Solution: To find the eigenvalues, we need to solve the characteristic equation: det(A - λI) = 0, where A is the matrix, λ represents the eigenvalues, and I is the identity matrix.

This gives us:

det([[2-λ, 1], [1, 2-λ]]) = (2-λ)² - 1 = 0

Solving for λ, we get λ₁ = 3 and λ₂ = 1. These are the eigenvalues.

To find the eigenvectors, we substitute each eigenvalue back into (A - λI)v = 0, where v is the eigenvector. For λ₁ = 3:

[[-1, 1], [1, -1]]v = 0

This leads to the eigenvector v₁ = [1, 1].

For λ₂ = 1:

[[1, 1], [1, 1]]v = 0

This leads to the eigenvector v₂ = [-1, 1].

10. Real Analysis: Limits and Continuity

Problem: Evaluate the limit: lim (x→2) (x² - 4) / (x - 2)

Solution: We can factor the numerator:

lim (x→2) (x - 2)(x + 2) / (x - 2)

The (x - 2) terms cancel out, leaving:

lim (x→2) (x + 2) = 4

Conclusion

These problems represent a small sample of the diverse and challenging landscape of advanced mathematics.

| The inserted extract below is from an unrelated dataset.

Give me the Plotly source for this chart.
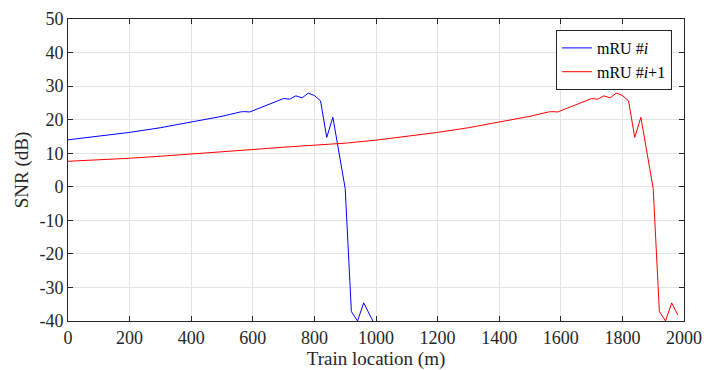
import plotly.graph_objects as go

# Blue: mRU #i
blue_x = [0, 100, 200, 300, 400, 500, 560, 570, 590, 640, 700, 720, 740, 760, 780, 800, 820, 840, 860, 900, 920, 940, 960, 980, 1000]
blue_y = [14.0, 15.0, 16.2, 17.6, 19.2, 21.0, 22.3, 22.4, 22.3, 24.2, 26.3, 26.1, 27.1, 26.5, 27.9, 27.2, 25.6, 14.7, 20.7, -0.5, -37.2, -40.0, -34.6, -38.2, -41.8]

# Red: mRU #i+1
red_x = [0, 100, 200, 300, 400, 500, 600, 700, 800, 900, 1000, 1100, 1200, 1300, 1400, 1500,
         1560, 1570, 1590, 1640, 1700, 1720, 1740, 1760, 1780, 1800, 1820, 1840, 1860, 1900,
         1920, 1940, 1960, 1980]
red_y = [7.6, 8.0, 8.5, 9.1, 9.7, 10.4, 11.1, 11.8, 12.4, 13.0, 13.9, 15.0, 16.2, 17.6, 19.2, 21.0,
         22.3, 22.4, 22.3, 24.2, 26.3, 26.1, 27.1, 26.5, 27.9, 27.2, 25.6, 14.7, 20.7, -0.5,
         -37.2, -40.0, -34.6, -38.2]

x_ticks = [0, 200, 400, 600, 800, 1000, 1200, 1400, 1600, 1800, 2000]
y_ticks = [-40, -30, -20, -10, 0, 10, 20, 30, 40, 50]

FONT = "Liberation Serif"
axis_col = "#262626"
grid_col = "#e3e3e3"

fig = go.Figure()
fig.add_trace(go.Scatter(x=blue_x, y=blue_y, mode="lines", name="mRU #<i>i</i>",
                         line=dict(color="#0000ff", width=1)))
fig.add_trace(go.Scatter(x=red_x, y=red_y, mode="lines", name="mRU #<i>i</i>+1",
                         line=dict(color="#ff0000", width=1)))

axis_common = dict(showline=True, linecolor=axis_col, linewidth=1, mirror="ticks",
                   ticks="inside", ticklen=5, tickcolor=axis_col, tickwidth=1,
                   showgrid=True, gridcolor=grid_col, gridwidth=1, zeroline=False,
                   automargin=False,
                   tickfont=dict(family=FONT, size=18, color="#262626"))

fig.update_xaxes(range=[0, 2000], tickvals=x_ticks, ticktext=[str(v) for v in x_ticks],
                 title=dict(text="Train location (m)", font=dict(family=FONT, size=19, color="#262626"),
                            standoff=0),
                 **axis_common)
fig.update_yaxes(range=[-40, 50], tickvals=y_ticks, ticktext=[str(v) for v in y_ticks],
                 title=dict(text="SNR (dB)", font=dict(family=FONT, size=19, color="#262626"),
                            standoff=5),
                 **axis_common)

fig.update_layout(
    width=704, height=370,
    margin=dict(l=68, r=20, t=19, b=49),
    paper_bgcolor="white", plot_bgcolor="white",
    font=dict(family=FONT, size=18, color="#262626"),
    legend=dict(x=0.9805, y=0.9636, xanchor="right", yanchor="top",
                bgcolor="white", bordercolor=axis_col, borderwidth=1,
                font=dict(family=FONT, size=16, color="#000000"),
                tracegroupgap=0, itemwidth=30),
    showlegend=True,
)

fig.write_html("out.html",
               config={"displayModeBar": False},
               post_script="document.documentElement.style.margin='0';"
                           "document.body.style.margin='0';"
                           "document.body.style.overflow='hidden';")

Solving these problems requires not only a strong grasp of foundational concepts but also a flexible and creative approach to problem-solving. Remember that persistence and a willingness to explore different strategies are crucial for success in tackling challenging mathematical problems. Don't be discouraged by initial difficulty; the journey of mastering complex mathematical concepts is a rewarding one. Keep practicing, keep learning, and enjoy the intellectual stimulation!